▸ **WHAT THIS TASK INVOLVES**:
Below this line is the material. Write out only its lines from the one containing "Write the matplotlib code for this chart." through the one containing "import numpy as np", both kept, exactly.

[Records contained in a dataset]
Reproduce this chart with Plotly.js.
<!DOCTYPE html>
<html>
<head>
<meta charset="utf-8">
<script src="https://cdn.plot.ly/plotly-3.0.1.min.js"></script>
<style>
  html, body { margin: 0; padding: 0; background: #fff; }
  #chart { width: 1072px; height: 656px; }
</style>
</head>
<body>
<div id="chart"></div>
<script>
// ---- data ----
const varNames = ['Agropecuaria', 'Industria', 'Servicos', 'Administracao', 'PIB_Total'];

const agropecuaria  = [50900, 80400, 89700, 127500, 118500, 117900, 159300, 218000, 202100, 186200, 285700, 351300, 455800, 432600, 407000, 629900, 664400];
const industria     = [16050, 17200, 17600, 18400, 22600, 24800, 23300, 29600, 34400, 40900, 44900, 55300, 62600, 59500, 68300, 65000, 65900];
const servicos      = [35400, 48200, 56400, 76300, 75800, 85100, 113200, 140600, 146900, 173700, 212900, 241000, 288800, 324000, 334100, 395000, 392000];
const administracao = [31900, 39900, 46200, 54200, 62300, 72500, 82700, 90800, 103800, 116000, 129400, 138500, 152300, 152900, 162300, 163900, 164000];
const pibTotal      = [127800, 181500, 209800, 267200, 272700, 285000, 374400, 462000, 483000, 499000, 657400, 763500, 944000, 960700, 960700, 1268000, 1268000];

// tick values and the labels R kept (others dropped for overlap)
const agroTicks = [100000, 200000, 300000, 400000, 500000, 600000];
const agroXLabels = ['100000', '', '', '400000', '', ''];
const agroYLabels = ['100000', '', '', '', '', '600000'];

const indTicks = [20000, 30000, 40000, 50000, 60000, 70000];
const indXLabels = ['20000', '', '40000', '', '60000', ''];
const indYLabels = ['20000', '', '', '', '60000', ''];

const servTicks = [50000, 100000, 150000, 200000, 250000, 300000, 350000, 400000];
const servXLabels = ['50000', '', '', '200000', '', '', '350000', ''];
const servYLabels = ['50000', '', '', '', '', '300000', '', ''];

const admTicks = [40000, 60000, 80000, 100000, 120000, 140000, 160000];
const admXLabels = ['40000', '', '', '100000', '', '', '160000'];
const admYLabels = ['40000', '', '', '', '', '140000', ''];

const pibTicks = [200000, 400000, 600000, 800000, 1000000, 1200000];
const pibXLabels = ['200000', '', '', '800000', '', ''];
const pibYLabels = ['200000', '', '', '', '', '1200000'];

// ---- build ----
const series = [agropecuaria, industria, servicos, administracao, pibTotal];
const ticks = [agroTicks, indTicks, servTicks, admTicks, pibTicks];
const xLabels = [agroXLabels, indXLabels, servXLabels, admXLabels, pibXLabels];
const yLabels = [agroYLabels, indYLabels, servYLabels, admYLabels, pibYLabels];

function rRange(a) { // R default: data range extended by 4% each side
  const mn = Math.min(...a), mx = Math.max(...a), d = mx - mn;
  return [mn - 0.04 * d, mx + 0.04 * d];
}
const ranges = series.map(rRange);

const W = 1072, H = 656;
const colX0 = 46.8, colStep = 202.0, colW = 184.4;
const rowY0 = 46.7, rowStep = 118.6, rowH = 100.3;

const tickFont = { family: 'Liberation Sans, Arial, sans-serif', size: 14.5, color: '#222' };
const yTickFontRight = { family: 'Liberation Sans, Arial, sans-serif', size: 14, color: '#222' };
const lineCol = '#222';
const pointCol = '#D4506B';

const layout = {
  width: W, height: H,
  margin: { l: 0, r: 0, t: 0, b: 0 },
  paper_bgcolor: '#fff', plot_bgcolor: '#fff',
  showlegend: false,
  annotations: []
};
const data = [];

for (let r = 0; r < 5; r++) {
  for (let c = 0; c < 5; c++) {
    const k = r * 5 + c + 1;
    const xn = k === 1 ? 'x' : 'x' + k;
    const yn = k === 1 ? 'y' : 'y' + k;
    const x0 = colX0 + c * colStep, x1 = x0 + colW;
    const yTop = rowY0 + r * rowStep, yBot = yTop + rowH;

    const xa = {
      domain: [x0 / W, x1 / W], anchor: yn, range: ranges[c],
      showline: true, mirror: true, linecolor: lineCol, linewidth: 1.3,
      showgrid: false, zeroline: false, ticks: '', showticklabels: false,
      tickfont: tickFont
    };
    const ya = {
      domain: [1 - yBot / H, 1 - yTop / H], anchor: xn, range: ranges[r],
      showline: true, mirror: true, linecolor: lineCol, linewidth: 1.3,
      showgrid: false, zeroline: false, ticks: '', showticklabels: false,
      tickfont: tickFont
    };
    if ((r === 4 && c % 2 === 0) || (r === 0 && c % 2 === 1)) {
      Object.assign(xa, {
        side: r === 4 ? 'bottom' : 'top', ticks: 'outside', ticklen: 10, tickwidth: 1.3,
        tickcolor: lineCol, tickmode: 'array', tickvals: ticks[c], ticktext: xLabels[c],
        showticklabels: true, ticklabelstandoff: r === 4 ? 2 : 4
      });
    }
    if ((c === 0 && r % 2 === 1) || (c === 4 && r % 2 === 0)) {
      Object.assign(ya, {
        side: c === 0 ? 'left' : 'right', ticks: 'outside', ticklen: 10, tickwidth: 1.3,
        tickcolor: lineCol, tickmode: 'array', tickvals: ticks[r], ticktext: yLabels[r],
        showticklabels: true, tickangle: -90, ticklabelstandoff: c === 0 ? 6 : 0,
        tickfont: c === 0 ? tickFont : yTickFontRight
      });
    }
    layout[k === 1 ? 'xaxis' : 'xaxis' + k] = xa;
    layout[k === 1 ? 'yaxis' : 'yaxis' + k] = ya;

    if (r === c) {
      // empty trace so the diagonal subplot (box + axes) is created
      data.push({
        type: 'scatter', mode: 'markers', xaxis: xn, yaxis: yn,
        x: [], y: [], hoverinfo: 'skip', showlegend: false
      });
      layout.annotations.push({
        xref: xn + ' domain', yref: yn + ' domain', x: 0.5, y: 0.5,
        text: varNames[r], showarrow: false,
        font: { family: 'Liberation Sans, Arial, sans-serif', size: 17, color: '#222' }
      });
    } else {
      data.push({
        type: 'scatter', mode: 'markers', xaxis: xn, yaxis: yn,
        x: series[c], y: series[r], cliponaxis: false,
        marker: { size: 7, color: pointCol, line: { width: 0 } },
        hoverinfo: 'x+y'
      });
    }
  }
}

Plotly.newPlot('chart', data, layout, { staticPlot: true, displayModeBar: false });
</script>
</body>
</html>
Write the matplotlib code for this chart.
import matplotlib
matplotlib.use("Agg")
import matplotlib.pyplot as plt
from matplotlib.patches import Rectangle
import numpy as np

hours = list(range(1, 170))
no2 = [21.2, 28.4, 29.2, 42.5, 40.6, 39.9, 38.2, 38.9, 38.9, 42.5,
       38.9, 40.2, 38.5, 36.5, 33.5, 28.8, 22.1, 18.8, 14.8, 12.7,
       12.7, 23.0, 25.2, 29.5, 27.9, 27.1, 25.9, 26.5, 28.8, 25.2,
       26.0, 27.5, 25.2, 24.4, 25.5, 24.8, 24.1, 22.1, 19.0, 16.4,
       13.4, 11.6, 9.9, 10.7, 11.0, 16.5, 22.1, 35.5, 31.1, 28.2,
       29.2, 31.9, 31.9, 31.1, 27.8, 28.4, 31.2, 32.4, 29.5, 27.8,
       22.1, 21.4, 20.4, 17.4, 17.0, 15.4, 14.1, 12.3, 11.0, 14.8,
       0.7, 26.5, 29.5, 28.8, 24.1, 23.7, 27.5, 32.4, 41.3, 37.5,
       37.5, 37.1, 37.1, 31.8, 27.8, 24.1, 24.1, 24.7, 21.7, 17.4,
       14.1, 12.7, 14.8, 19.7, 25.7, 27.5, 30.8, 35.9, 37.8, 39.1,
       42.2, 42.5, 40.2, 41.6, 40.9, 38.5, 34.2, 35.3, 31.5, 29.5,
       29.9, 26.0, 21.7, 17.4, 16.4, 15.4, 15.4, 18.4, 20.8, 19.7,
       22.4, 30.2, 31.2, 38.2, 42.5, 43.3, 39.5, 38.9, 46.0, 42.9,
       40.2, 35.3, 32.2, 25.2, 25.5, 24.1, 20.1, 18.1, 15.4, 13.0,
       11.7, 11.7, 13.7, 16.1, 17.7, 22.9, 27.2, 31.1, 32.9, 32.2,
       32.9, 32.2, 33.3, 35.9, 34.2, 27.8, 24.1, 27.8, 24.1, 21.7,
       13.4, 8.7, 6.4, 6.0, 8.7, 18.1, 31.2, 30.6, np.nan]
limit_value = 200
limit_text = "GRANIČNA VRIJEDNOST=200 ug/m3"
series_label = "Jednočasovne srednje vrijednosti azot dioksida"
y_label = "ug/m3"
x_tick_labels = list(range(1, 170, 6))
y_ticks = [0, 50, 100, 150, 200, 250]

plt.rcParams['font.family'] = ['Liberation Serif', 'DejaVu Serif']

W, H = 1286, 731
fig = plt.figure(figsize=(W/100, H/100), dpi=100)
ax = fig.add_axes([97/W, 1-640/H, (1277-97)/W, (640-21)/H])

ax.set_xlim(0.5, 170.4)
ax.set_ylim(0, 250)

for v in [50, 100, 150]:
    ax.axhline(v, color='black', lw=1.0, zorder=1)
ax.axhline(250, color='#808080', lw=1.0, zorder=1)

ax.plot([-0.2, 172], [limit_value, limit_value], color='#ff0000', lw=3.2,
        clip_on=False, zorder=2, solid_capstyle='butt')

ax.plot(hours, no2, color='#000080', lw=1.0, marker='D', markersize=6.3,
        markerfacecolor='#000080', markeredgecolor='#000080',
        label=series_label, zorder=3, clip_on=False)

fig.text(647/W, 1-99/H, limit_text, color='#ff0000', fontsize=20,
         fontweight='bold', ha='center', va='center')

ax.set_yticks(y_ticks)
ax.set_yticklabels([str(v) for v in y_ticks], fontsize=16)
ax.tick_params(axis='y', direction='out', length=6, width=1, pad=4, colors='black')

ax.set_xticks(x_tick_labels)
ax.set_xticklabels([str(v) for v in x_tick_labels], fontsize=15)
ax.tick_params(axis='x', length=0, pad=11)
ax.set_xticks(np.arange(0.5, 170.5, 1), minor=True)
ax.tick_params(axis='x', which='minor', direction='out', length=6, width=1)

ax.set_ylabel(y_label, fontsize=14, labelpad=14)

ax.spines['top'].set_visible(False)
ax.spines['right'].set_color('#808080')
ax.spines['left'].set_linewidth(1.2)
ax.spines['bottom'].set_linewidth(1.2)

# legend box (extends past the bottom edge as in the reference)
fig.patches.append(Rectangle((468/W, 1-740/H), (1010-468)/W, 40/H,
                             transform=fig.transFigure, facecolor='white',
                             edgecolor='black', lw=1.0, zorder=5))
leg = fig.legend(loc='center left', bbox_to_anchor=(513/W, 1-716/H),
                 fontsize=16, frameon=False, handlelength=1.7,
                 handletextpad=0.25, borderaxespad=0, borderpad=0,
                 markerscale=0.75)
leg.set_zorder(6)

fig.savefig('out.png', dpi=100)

▸ **SOLVED PROBLEM**:
Write the matplotlib code for this chart.
import matplotlib
matplotlib.use("Agg")
import matplotlib.pyplot as plt
from matplotlib.patches import Rectangle
import numpy as np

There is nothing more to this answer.